VMware Adds New Jersey Data Center to Support Cloud Services
Jersey City facility sixth in the fleet of vCloud Hybrid Service data centers, filling the New York metro coverage void
July 3, 2014
Building out its “second DNA” of a service provider, VMware has added a data center in Jersey City, New Jersey, to the fleet of locations supporting the VMware vCloud Hybrid Service.
Located in close proximity to New York and New England markets, this is the sixth data center supporting the service to date, and the company plans to add more in the near future.
VMware virtualization and tools form the basis of many enterprise clouds. The company saw an opportunity to provide its wares and expertise as a service, and began its push to become a cloud provider. Its focus is on hybrid deployments – not necessarily the mixing of on-premises and cloud, but providing customers the choice and flexibility to deploy how they want, whether on-premise or in the cloud.
Expanding to all key markets
Initial infrastructure for vCloud Hybrid Service was based in Las Vegas at the Switch SuperNAP facility. Everything was done out of Las Vegas up until general availability, which was launched in mid-2013.
The company then added data center space in Virginia and California to cover the coasts, as well as Dallas to cover the middle part of the country. The first international expansion was in Slough, UK in February. The New Jersey data center fills the void in the New York metro, on of the top data center markets in the country.
Non-disruptive cloud on-ramp
The service, built on VMware vSphere, enables customers to extend the same applications, networking, management, operations and tools across both on-premise and off-premise environments. Customers can manage and automate vCloud Hybrid Service from their vSphere console, vCloud Automation Center, vCloud Application Director and their own tools using the vCloud API.
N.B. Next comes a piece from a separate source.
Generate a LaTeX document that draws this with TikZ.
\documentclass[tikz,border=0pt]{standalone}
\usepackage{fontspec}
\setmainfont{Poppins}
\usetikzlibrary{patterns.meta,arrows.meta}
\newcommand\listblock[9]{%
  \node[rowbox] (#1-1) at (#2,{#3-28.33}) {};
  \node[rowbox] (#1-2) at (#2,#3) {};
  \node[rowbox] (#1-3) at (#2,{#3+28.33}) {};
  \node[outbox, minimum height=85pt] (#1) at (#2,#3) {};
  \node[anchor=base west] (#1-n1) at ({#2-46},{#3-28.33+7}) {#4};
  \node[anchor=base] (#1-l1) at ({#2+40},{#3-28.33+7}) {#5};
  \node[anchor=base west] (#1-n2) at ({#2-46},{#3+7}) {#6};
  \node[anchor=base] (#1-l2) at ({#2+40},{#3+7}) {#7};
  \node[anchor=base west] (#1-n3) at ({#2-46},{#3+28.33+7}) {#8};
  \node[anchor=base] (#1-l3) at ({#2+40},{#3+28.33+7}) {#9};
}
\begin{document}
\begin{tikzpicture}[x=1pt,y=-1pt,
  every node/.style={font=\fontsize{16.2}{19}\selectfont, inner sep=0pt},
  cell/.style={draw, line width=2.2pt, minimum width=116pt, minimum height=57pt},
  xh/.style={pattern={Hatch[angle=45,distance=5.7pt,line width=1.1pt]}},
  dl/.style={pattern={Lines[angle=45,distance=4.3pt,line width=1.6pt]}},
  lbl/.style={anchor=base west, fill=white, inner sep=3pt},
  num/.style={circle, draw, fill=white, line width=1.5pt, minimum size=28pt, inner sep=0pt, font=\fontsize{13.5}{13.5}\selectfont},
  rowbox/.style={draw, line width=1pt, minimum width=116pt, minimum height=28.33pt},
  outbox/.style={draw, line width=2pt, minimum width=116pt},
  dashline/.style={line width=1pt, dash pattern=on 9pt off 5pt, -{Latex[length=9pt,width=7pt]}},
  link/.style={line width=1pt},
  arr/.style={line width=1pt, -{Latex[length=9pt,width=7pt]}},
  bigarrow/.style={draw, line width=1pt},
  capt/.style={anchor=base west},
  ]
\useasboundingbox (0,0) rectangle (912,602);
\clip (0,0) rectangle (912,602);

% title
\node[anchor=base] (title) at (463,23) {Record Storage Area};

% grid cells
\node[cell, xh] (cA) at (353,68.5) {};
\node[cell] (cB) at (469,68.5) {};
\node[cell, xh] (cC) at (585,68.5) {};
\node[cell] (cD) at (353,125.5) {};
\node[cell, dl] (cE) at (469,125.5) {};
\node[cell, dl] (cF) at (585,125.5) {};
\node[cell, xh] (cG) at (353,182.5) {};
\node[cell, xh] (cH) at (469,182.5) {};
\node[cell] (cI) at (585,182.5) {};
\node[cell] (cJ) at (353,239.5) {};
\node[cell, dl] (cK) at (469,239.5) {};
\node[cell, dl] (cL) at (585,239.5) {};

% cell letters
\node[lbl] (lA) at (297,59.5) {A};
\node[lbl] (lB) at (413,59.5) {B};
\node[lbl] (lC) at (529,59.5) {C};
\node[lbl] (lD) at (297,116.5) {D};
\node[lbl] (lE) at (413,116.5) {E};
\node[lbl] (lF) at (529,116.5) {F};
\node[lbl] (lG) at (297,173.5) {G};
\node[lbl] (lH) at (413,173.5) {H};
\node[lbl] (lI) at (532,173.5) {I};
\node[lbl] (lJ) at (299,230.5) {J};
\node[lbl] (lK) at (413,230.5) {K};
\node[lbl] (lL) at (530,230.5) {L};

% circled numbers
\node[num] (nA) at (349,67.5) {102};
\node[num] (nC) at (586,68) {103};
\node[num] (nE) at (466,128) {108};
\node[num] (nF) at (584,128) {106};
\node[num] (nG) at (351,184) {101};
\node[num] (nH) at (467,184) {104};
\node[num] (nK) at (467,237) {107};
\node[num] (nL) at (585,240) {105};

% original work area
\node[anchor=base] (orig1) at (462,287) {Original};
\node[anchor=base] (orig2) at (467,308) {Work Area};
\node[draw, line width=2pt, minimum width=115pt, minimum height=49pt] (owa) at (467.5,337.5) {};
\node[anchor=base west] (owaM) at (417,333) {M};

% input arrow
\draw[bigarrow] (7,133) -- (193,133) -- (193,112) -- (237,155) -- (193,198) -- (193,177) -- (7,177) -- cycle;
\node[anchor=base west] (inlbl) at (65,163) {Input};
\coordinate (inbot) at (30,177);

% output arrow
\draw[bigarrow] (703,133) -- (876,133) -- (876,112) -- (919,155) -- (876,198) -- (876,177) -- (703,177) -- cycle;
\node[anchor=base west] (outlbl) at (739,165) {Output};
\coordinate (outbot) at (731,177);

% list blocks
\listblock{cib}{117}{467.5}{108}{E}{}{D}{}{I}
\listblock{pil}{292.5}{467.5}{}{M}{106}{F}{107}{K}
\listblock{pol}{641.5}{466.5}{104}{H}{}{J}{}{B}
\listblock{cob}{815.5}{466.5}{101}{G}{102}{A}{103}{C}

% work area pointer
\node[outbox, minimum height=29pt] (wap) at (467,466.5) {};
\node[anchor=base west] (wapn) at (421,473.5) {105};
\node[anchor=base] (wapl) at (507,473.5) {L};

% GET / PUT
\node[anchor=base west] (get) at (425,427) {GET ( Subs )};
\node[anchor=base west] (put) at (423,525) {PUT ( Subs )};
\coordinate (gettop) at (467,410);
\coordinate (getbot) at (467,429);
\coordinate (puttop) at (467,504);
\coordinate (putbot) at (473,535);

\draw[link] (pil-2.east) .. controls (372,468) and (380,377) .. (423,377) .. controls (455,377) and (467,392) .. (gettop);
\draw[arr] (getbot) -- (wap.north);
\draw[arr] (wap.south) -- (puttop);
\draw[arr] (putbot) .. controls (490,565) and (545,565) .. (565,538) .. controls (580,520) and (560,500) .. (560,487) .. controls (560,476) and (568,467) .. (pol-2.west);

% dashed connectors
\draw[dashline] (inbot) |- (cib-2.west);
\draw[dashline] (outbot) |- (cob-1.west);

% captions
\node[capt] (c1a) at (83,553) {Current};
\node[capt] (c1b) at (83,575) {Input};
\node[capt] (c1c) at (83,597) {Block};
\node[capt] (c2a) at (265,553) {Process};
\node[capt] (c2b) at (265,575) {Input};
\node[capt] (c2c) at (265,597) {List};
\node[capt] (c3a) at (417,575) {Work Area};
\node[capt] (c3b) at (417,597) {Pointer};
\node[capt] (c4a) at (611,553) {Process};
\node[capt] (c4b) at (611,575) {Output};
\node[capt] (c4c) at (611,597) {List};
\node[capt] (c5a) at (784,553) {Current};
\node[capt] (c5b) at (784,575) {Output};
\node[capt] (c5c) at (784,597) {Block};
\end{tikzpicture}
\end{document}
“Our hybrid approach helps enterprise customers use the public cloud with an infrastructure that matches their existing architectures and data location, giving IT all the freedom of the public cloud with the manageability and security they expect from their existing data center or private cloud,” wrote the vCloud team on the company's official blog. “For IT departments, a hybrid cloud can remove traditional barriers to innovation and radically change the relationship between IT and the business.”
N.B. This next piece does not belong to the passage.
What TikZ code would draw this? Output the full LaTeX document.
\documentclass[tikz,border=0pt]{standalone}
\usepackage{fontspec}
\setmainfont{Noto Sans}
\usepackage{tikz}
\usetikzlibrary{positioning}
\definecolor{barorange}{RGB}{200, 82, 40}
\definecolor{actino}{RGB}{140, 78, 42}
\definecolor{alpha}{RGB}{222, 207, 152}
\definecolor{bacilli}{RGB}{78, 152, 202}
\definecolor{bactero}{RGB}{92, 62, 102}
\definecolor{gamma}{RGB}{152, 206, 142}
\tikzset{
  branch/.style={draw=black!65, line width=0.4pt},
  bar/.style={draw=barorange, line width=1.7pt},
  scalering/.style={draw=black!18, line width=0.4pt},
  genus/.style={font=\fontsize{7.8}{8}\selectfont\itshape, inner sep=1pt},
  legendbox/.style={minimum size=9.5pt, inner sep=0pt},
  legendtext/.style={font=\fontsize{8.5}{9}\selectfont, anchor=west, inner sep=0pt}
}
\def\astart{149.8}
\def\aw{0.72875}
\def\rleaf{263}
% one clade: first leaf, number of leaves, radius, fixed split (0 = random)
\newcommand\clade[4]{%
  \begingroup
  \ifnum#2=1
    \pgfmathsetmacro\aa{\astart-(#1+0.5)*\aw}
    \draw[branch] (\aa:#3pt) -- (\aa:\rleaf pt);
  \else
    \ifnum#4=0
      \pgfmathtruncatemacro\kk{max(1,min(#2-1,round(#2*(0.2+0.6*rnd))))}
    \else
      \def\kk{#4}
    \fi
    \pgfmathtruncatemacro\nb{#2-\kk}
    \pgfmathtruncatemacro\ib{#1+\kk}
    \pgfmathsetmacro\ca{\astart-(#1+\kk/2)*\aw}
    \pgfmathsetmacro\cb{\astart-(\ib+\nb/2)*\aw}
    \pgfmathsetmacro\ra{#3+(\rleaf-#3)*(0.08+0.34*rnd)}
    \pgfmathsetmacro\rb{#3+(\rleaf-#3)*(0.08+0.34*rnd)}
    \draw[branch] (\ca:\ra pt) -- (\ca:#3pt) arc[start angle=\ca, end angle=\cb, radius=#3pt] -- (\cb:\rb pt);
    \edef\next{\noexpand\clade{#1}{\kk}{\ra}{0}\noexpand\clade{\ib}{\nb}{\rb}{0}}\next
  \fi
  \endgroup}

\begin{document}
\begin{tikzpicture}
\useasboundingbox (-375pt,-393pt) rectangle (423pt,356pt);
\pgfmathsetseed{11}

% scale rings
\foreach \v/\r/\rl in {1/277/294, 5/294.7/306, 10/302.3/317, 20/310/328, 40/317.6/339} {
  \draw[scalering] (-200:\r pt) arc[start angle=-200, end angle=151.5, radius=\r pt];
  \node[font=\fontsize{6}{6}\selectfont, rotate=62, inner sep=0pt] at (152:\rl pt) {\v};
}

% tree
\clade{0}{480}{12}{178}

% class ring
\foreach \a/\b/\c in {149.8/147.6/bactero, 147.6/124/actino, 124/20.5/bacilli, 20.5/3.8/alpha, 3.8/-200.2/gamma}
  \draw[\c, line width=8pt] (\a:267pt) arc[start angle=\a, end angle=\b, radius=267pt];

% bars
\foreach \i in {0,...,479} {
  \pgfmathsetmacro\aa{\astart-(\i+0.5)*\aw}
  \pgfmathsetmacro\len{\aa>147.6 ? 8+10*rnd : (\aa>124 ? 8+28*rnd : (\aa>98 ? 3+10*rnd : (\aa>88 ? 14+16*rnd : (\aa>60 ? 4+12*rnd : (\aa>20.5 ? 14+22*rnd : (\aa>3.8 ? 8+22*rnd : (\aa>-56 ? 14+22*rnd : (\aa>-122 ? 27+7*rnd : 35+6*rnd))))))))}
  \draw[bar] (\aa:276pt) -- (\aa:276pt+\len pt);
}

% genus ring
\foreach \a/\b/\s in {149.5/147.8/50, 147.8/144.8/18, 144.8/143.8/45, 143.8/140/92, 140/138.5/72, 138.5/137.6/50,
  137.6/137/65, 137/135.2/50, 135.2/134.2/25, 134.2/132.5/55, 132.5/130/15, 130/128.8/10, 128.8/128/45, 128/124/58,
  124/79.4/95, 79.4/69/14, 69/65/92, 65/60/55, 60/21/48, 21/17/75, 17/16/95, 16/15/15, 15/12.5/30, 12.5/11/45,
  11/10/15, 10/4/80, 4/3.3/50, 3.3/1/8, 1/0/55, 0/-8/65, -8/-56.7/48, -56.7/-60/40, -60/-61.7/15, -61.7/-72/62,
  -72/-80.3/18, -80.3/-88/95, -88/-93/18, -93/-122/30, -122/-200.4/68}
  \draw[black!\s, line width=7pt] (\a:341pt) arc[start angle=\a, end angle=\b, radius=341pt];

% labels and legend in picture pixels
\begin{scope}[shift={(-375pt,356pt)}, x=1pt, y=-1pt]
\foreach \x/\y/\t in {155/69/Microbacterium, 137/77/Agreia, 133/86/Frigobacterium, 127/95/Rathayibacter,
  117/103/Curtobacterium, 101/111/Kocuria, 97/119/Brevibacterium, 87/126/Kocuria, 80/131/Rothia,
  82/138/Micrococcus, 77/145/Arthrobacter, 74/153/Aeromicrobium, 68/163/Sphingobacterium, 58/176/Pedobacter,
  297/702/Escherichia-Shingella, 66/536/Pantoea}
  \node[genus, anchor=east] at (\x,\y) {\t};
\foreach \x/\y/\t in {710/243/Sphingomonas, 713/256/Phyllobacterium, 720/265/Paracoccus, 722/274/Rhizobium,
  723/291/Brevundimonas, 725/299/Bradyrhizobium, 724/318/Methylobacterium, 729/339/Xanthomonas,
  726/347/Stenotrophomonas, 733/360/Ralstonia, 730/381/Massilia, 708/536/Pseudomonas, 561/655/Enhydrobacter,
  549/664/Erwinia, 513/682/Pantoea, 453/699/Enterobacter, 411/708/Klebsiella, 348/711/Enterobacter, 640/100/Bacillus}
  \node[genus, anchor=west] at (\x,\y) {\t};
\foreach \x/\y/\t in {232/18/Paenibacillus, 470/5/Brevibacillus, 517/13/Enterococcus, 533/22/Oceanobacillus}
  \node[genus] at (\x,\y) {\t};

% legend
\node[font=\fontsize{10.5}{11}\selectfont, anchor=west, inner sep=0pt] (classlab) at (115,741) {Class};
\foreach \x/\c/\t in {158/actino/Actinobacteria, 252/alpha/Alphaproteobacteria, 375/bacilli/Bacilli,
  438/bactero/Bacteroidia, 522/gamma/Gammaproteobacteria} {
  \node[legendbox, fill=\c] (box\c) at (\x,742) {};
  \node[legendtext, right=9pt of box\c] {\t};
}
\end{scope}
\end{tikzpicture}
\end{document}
VMware also recently began beta testing for the next version of vSphere, its virtualization platform, which takes a more open approach than the company has taken in the past, as it’s kept its proprietary software close to its chest.
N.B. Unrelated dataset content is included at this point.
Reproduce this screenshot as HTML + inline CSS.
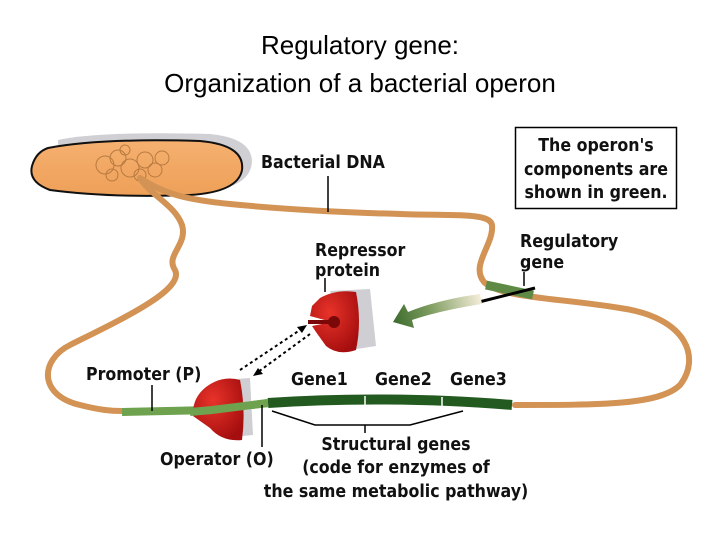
<!DOCTYPE html>
<html><head><meta charset="utf-8"><style>
html,body{margin:0;padding:0;background:#fff;width:720px;height:540px;overflow:hidden}
svg{display:block}
.t{font-family:"Liberation Sans",sans-serif;font-size:26px;fill:#000}
.b{font-family:"DejaVu Sans Condensed","DejaVu Sans","Liberation Sans",sans-serif;font-weight:bold;font-size:17.6px;fill:#111}
</style></head><body>
<svg width="720" height="540" viewBox="0 0 720 540">
<defs>
<linearGradient id="cg" x1="0" y1="0" x2="0" y2="1"><stop offset="0" stop-color="#f5b070"/><stop offset="1" stop-color="#eea058"/></linearGradient>
<linearGradient id="ag" x1="480" y1="298" x2="395" y2="322" gradientUnits="userSpaceOnUse"><stop offset="0" stop-color="#f3ecd8"/><stop offset="0.6" stop-color="#7a9a5c"/><stop offset="1" stop-color="#3f6e30"/></linearGradient>
<radialGradient id="rg" cx="0.4" cy="0.35" r="0.7"><stop offset="0" stop-color="#e8332a"/><stop offset="1" stop-color="#a50e0e"/></radialGradient>
</defs>
<text class="t" x="360" y="54" text-anchor="middle">Regulatory gene:</text>
<text class="t" x="360" y="92" text-anchor="middle">Organization of a bacterial operon</text>

<!-- cell -->
<path d="M58,140 Q100,131 210,134 Q252,138 252,162 Q250,185 215,190 L60,190 Z" fill="#d0d0d4"/>
<path d="M48,148 Q100,138 200,141 Q245,145 242,170 Q238,192 190,195 Q110,198 50,190 Q28,182 32,166 Q36,152 48,148 Z" fill="url(#cg)" stroke="#111" stroke-width="2"/>
<g fill="none" stroke="#b87a40" stroke-width="1">
<circle cx="105" cy="165" r="9"/><circle cx="118" cy="158" r="8"/><circle cx="130" cy="168" r="9"/><circle cx="145" cy="160" r="8"/><circle cx="155" cy="170" r="7"/><circle cx="162" cy="158" r="7"/><circle cx="112" cy="175" r="6"/><circle cx="140" cy="175" r="6"/><circle cx="125" cy="150" r="5"/>
</g>
<!-- DNA -->
<g fill="none" stroke="#d29355" stroke-width="6" stroke-linecap="round" stroke-linejoin="round">
<path d="M140,178 C165,195 190,200 230,204 C270,208 330,212 400,214 C450,216 490,212 492,225 C494,245 470,265 484,282 C500,298 560,298 620,308 C690,318 700,360 680,385 C660,405 600,405 515,405"/>
<path d="M140,178 C150,195 175,205 182,225 C188,245 165,255 175,270 C185,290 120,320 70,345 C40,360 38,395 80,405 C100,410 110,411 122,411"/>
</g>
<!-- regulatory gene -->
<path d="M486,285 L533,295" stroke="#5f8a45" stroke-width="9"/>
<line x1="479" y1="302" x2="535" y2="288" stroke="#000" stroke-width="3"/>
<line x1="524" y1="272" x2="524" y2="286" stroke="#000" stroke-width="1.5"/>
<!-- big arrow -->
<path d="M480,294 C450,298 425,305 408,312 L404,304 L393,322 L414,328 L412,320 C430,314 455,308 482,304 Z" fill="url(#ag)"/>
<!-- operon -->
<path d="M122,412 L212,410 L268,403" stroke="#6ea24e" stroke-width="8" fill="none"/>
<path d="M268,403 C340,398 430,398 512,405" stroke="#235a20" stroke-width="10" fill="none"/>
<line x1="365" y1="396" x2="365" y2="410" stroke="#fff" stroke-width="1.5"/>
<line x1="442" y1="397" x2="442" y2="411" stroke="#fff" stroke-width="1.5"/>
<!-- repressor -->
<path d="M330,291 L370,289 L376,346 L350,350 Z" fill="#cfcfd3"/>
<path d="M320,298 Q336,289 356,292 Q362,322 356,350 Q338,356 326,346 L316,332 L312,326 L332,322 L310,316 L312,306 Z" fill="url(#rg)"/>
<circle cx="334" cy="322" r="6" fill="#7a0808"/>
<line x1="308" y1="322" x2="334" y2="322" stroke="#7a0808" stroke-width="4"/>
<line x1="325" y1="278" x2="325" y2="292" stroke="#000" stroke-width="1.5"/>
<!-- operator protein -->
<path d="M222,380 L250,378 L253,435 L232,437 Z" fill="#cfcfd3"/>
<path d="M206,387 Q222,375 240,380 Q246,410 242,440 Q222,442 210,428 L193,416 Q192,398 206,387 Z" fill="url(#rg)"/>
<path d="M190,412 L212,410 L268,403" stroke="#6ea24e" stroke-width="8" fill="none"/>
<line x1="152" y1="385" x2="152" y2="411" stroke="#000" stroke-width="1.5"/>
<line x1="262" y1="405" x2="262" y2="447" stroke="#000" stroke-width="1.5"/>
<!-- dotted arrows -->
<g stroke="#000" stroke-width="2" stroke-dasharray="3,3" fill="none">
<line x1="240" y1="370" x2="303" y2="328"/><line x1="310" y1="334" x2="258" y2="372"/>
</g>
<path d="M307,325 L297,327 L302,333 Z" fill="#000"/>
<path d="M253,376 L263,374 L258,368 Z" fill="#000"/>
<!-- structural bracket -->
<polyline points="272,411 315,425 410,425 463,411" fill="none" stroke="#000" stroke-width="1.5"/>
<line x1="365" y1="425" x2="365" y2="433" stroke="#000" stroke-width="1.5"/>
<!-- box -->
<rect x="515.5" y="127.5" width="161" height="81" fill="#fff" stroke="#000" stroke-width="1.5"/>
<text class="b" x="596" y="151" text-anchor="middle">The operon's</text>
<text class="b" x="596" y="175" text-anchor="middle">components are</text>
<text class="b" x="596" y="198" text-anchor="middle">shown in green.</text>
<!-- labels -->
<text class="b" x="261" y="168">Bacterial DNA</text>
<line x1="328" y1="176" x2="328" y2="212" stroke="#000" stroke-width="1.5"/>
<text class="b" x="315" y="256">Repressor</text>
<text class="b" x="315" y="276">protein</text>
<text class="b" x="520" y="247">Regulatory</text>
<text class="b" x="520" y="268">gene</text>
<text class="b" x="86" y="380">Promoter (P)</text>
<text class="b" x="291" y="385">Gene1</text>
<text class="b" x="375" y="385">Gene2</text>
<text class="b" x="450" y="385">Gene3</text>
<text class="b" x="160" y="465">Operator (O)</text>
<text class="b" x="396" y="450" text-anchor="middle">Structural genes</text>
<text class="b" x="396" y="473" text-anchor="middle">(code for enzymes of</text>
<text class="b" x="396" y="497" text-anchor="middle">the same metabolic pathway)</text>
</svg>
</body></html>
Amazon recently released a management portal for vCenter, which some pundits saw as a way for Amazon to poach some of VMware’s business.
VMware was a raving success during the early virtualization wars but now it steps into a new arena of voracious cloud providers. The new data center shows its commitment to continue investing in the vCloud Hybrid Service, and it’s hitting all the major markets first.
Angelos Kottas, director of product marketing, detailed the plans for VMware’s evolution last April. “Our second DNA is we will become a cloud service provider. We won’t get out of selling package software, but our first and primary route will become as-a-service delivery.”